I wish to focus on the changes in section 10 that seek to help lone parents back to work. I am one of the many people who lobbied the Minister following the changes to the one-parent family scheme. I was very much persuaded by her own words when she introduced the changes about the history and context of the introduction of what was then the unmarried mother’s allowance. The payment was hugely progressive at the time because it brought lone mothers out of a poverty trap and enabled them to rear their children by themselves. One cannot underestimate the hugely progressive impact the introduction of the payment had, but decades on, it was timely that we would examine the issue again because, more recently, the lone parent’s allowance has not succeeded in lifting lone-parent families out of poverty. It is clear there was not enough of a springboard element to the payment. Many of us spoke to the Minister about how best to change the measures relating to the lone-parent family allowance to ensure that was the case.

The measures in section 10 are important because they will help lone parents to transition actively to the labour market and support them to get back into work. The advocacy groups to whom I spoke at the time were very keen that there would be the type of modification the Minister has introduced to ensure lone-parent families would be exempted for a transitional period from the full conditionality of the jobseeker’s allowance scheme. That is exactly what the Minister is doing with the introduction of the jobseeker’s transition payment, which is important. Jobseekers who are lone parents and who qualify for the lone-parent allowance must no longer fulfil all the other criteria in terms of genuinely being available for full-time work. They can now seek part-time work rather than full-time work if that better suits their family circumstances. They will also be able to access existing child care supports. Work is ongoing to ensure better access to child care, not just for lone parents but for all families. This is a progressive pathway back to work for lone parents and their families. It is an important reform for the Labour Party in government and I very much welcome it. As the Minister said, the change has been welcomed by many of the advocacy groups.
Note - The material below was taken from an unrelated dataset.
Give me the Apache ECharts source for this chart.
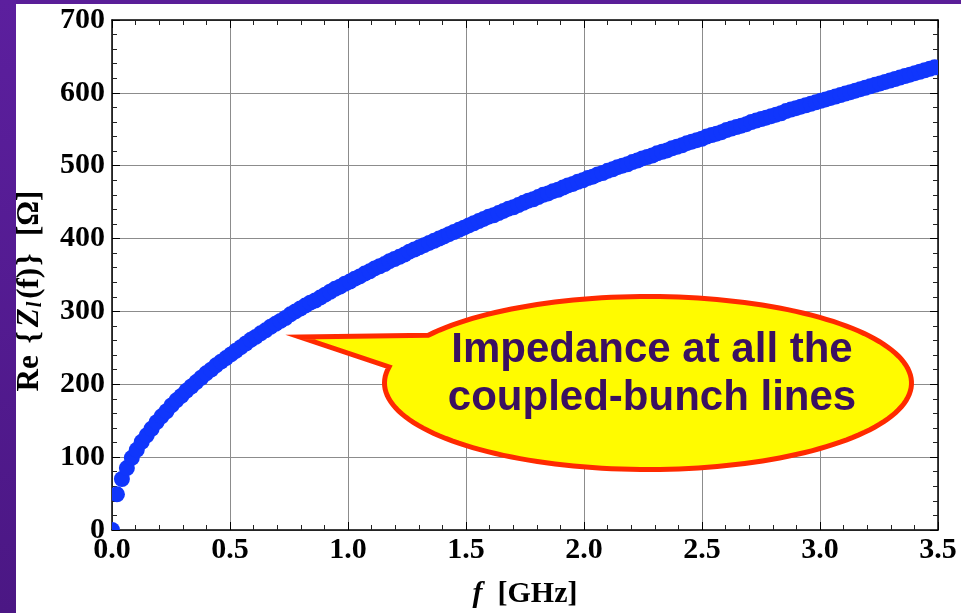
<!DOCTYPE html>
<html>
<head>
<meta charset="utf-8">
<script src="https://cdn.jsdelivr.net/npm/echarts@6/dist/echarts.min.js"></script>
<style>
  html, body { margin: 0; padding: 0; background: #ffffff; }
  #chart { width: 972px; height: 613px; }
</style>
</head>
<body>
<div id="chart"></div>
<script>
// Coupled-bunch line frequencies [GHz]
const freqGHz = [
  0, 0.021, 0.042, 0.063, 0.084, 0.105, 0.126, 0.147, 0.168, 0.189,
  0.21, 0.231, 0.252, 0.273, 0.294, 0.315, 0.336, 0.357, 0.378, 0.399,
  0.42, 0.441, 0.462, 0.483, 0.504, 0.525, 0.546, 0.567, 0.588, 0.609,
  0.63, 0.651, 0.672, 0.693, 0.714, 0.735, 0.756, 0.777, 0.798, 0.819,
  0.84, 0.861, 0.882, 0.903, 0.924, 0.945, 0.966, 0.987, 1.008, 1.029,
  1.05, 1.071, 1.092, 1.113, 1.134, 1.155, 1.176, 1.197, 1.218, 1.239,
  1.26, 1.281, 1.302, 1.323, 1.344, 1.365, 1.386, 1.407, 1.428, 1.449,
  1.47, 1.491, 1.512, 1.533, 1.554, 1.575, 1.596, 1.617, 1.638, 1.659,
  1.68, 1.701, 1.722, 1.743, 1.764, 1.785, 1.806, 1.827, 1.848, 1.869,
  1.89, 1.911, 1.932, 1.953, 1.974, 1.995, 2.016, 2.037, 2.058, 2.079,
  2.1, 2.121, 2.142, 2.163, 2.184, 2.205, 2.226, 2.247, 2.268, 2.289,
  2.31, 2.331, 2.352, 2.373, 2.394, 2.415, 2.436, 2.457, 2.478, 2.499,
  2.52, 2.541, 2.562, 2.583, 2.604, 2.625, 2.646, 2.667, 2.688, 2.709,
  2.73, 2.751, 2.772, 2.793, 2.814, 2.835, 2.856, 2.877, 2.898, 2.919,
  2.94, 2.961, 2.982, 3.003, 3.024, 3.045, 3.066, 3.087, 3.108, 3.129,
  3.15, 3.171, 3.192, 3.213, 3.234, 3.255, 3.276, 3.297, 3.318, 3.339,
  3.36, 3.381, 3.402, 3.423, 3.444, 3.465, 3.486
];

// Re{Z_l(f)} [Ohm] at each line
const reZOhm = [
  0, 49, 70, 85, 99, 110, 121, 130, 139, 148,
  156, 163, 171, 178, 184, 191, 197, 203, 209, 215,
  220, 226, 231, 236, 241, 246, 251, 256, 261, 265,
  270, 274, 279, 283, 287, 291, 296, 300, 304, 308,
  312, 315, 319, 323, 327, 331, 334, 338, 341, 345,
  348, 352, 355, 359, 362, 365, 369, 372, 375, 378,
  382, 385, 388, 391, 394, 397, 400, 403, 406, 409,
  412, 415, 418, 421, 424, 427, 430, 432, 435, 438,
  441, 443, 446, 449, 452, 454, 457, 460, 462, 465,
  467, 470, 473, 475, 478, 480, 483, 485, 488, 490,
  493, 495, 498, 500, 502, 505, 507, 510, 512, 514,
  517, 519, 521, 524, 526, 528, 531, 533, 535, 537,
  540, 542, 544, 546, 549, 551, 553, 555, 557, 560,
  562, 564, 566, 568, 570, 572, 575, 577, 579, 581,
  583, 585, 587, 589, 591, 593, 595, 597, 599, 601,
  603, 605, 607, 609, 611, 613, 615, 617, 619, 621,
  623, 625, 627, 629, 631, 633, 635
];

const xTickLabels = ['0.0', '0.5', '1.0', '1.5', '2.0', '2.5', '3.0', '3.5'];
const yTickLabels = ['0', '100', '200', '300', '400', '500', '600', '700'];

const calloutLines = ['Impedance at all the', 'coupled-bunch lines'];

const points = freqGHz.map((f, i) => [f, reZOhm[i]]);

const chart = echarts.init(document.getElementById('chart'), null, { renderer: 'canvas' });

const serif = '"Liberation Serif", "DejaVu Serif", serif';
const frameColor = '#000000';
const gridColor = '#8c8c8c';
const dotColor = '#1036fc';

// Speech-bubble outline: ellipse plus a pointed tail to the left
function bubblePoints() {
  const cx = 648, cy = 383, rx = 263.5, ry = 86.5;
  const pts = [[300, 337]];
  const a0 = 213.5 * Math.PI / 180;
  const a1 = (360 + 190.7) * Math.PI / 180;
  const n = 160;
  for (let i = 0; i <= n; i++) {
    const a = a0 + (a1 - a0) * i / n;
    pts.push([cx + rx * Math.cos(a), cy + ry * Math.sin(a)]);
  }
  return pts;
}

function frameAxis(extra) {
  return Object.assign({
    axisLine: { show: true, onZero: false, lineStyle: { color: frameColor, width: 1.5 } },
    axisTick: { show: true, inside: true, length: 8, lineStyle: { color: frameColor, width: 1 } },
    minorTick: { show: true, splitNumber: 5, length: 5, lineStyle: { color: '#222', width: 1 } },
    axisLabel: { show: false },
    splitLine: { show: false }
  }, extra);
}

const option = {
  backgroundColor: '#ffffff',
  animation: false,
  grid: { left: 112, right: 34, top: 20, bottom: 83, outerBoundsMode: 'none' },
  xAxis: [
    frameAxis({
      type: 'value', position: 'bottom', min: 0, max: 3.5, interval: 0.5,
      splitLine: { show: true, lineStyle: { color: gridColor, width: 1 } },
      axisLabel: {
        show: true, margin: 5, color: '#000', fontSize: 30, fontWeight: 'bold', fontFamily: serif,
        formatter: (v) => xTickLabels[Math.round(v / 0.5)]
      },
      name: '{i|f}  [GHz]',
      nameLocation: 'middle',
      nameGap: 49,
      nameTextStyle: {
        color: '#000', fontSize: 30, fontWeight: 'bold', fontFamily: serif,
        rich: { i: { fontStyle: 'italic', fontSize: 30, fontWeight: 'bold', fontFamily: serif, color: '#000' } }
      }
    }),
    frameAxis({ type: 'value', position: 'top', min: 0, max: 3.5, interval: 0.5 })
  ],
  yAxis: [
    frameAxis({
      type: 'value', position: 'left', min: 0, max: 700, interval: 100,
      splitLine: { show: true, lineStyle: { color: gridColor, width: 1 } },
      axisLabel: {
        show: true, margin: 7, color: '#000', fontSize: 30, fontWeight: 'bold', fontFamily: serif,
        formatter: (v) => yTickLabels[Math.round(v / 100)]
      }
    }),
    frameAxis({ type: 'value', position: 'right', min: 0, max: 700, interval: 100 })
  ],
  graphic: [
    // purple slide border
    {
      type: 'rect', left: 0, top: 0, z: 0, silent: true,
      shape: { width: 16, height: 613 },
      style: {
        fill: new echarts.graphic.LinearGradient(0, 0, 0, 1, [
          { offset: 0, color: '#5c1f9e' },
          { offset: 1, color: '#4b1784' }
        ])
      }
    },
    {
      type: 'rect', left: 16, top: 0, z: 0, silent: true,
      shape: { width: 945, height: 4 },
      style: { fill: '#5a1e98' }
    },
    // vertical axis title
    {
      type: 'text', x: 30, y: 291, rotation: Math.PI / 2, z: 10, silent: true,
      style: {
        text: '{s|Re} {s|{}{z|Z}{l|l}{s|(f)}}  {s|[Ω]}',
        fill: '#000', font: 'bold 31px ' + serif,
        align: 'center', verticalAlign: 'middle',
        rich: {
          s: { fontWeight: 'bold', fontSize: 31, fontFamily: serif, fill: '#000', padding: [0, 2, 0, 2] },
          z: { fontStyle: 'italic', fontWeight: 'bold', fontSize: 31, fontFamily: serif, fill: '#000', padding: [0, 1, 0, 2] },
          l: { fontStyle: 'italic', fontWeight: 'bold', fontSize: 20, fontFamily: serif, fill: '#000', verticalAlign: 'bottom', padding: [12, 1, 0, 0] }
        }
      }
    },
    // callout bubble
    {
      type: 'polygon', z: 20, silent: true,
      shape: { points: bubblePoints() },
      style: { fill: '#fffb00', stroke: '#ff2a00', lineWidth: 5, lineJoin: 'miter', miterLimit: 20 }
    },
    {
      type: 'text', x: 652, y: 374, z: 21, silent: true,
      style: {
        text: calloutLines.join('\n'),
        fill: '#3a1060',
        font: 'bold 42px "Liberation Sans", Arial, sans-serif',
        lineHeight: 48,
        align: 'center', verticalAlign: 'middle'
      }
    }
  ],
  series: [
    {
      type: 'custom',
      coordinateSystem: 'cartesian2d',
      clip: true,
      z: 5,
      encode: { x: 0, y: 1 },
      data: points,
      renderItem: (params, api) => {
        const p = api.coord([api.value(0), api.value(1)]);
        return {
          type: 'circle',
          shape: { cx: p[0], cy: p[1], r: 8 },
          style: { fill: dotColor }
        };
      }
    }
  ]
};

chart.setOption(option);
</script>
</body>
</html>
Colleagues referred to section 9 which relates to retained firefighters and the changes in jobseeker’s benefit and jobseeker’s allowance to allow persons working as retained firefighters to be exempted from certain conditions to access the schemes. Again, there is cross-party support for that important change in recognition of the enormous social good retained firefighters do.

Senator Moloney asked me to mention pensions, which she did not get an opportunity to speak about in detail. I said she spoke comprehensively but that was the only omission. I welcome the changes the Minister is making to occupational pension provision, which give effect to recommendations that were made. On behalf of Senator Moloney I welcome the changes, which, as she said, will strengthen the governance of pensions and will give consumers greater input into pensions policy.

I echo the words of Senator Mullins who spoke about self-employed persons and access for them to social security entitlements. Something that was raised with me on many doorsteps during the 2011 general election, and many other colleagues will also have heard the issue, is that people who employed a number of others in small and large businesses during the boom times and whose business have failed find their employees qualify for social security entitlements such as redundancy but they do not. That is a real omission and it is something we must examine and address in the future.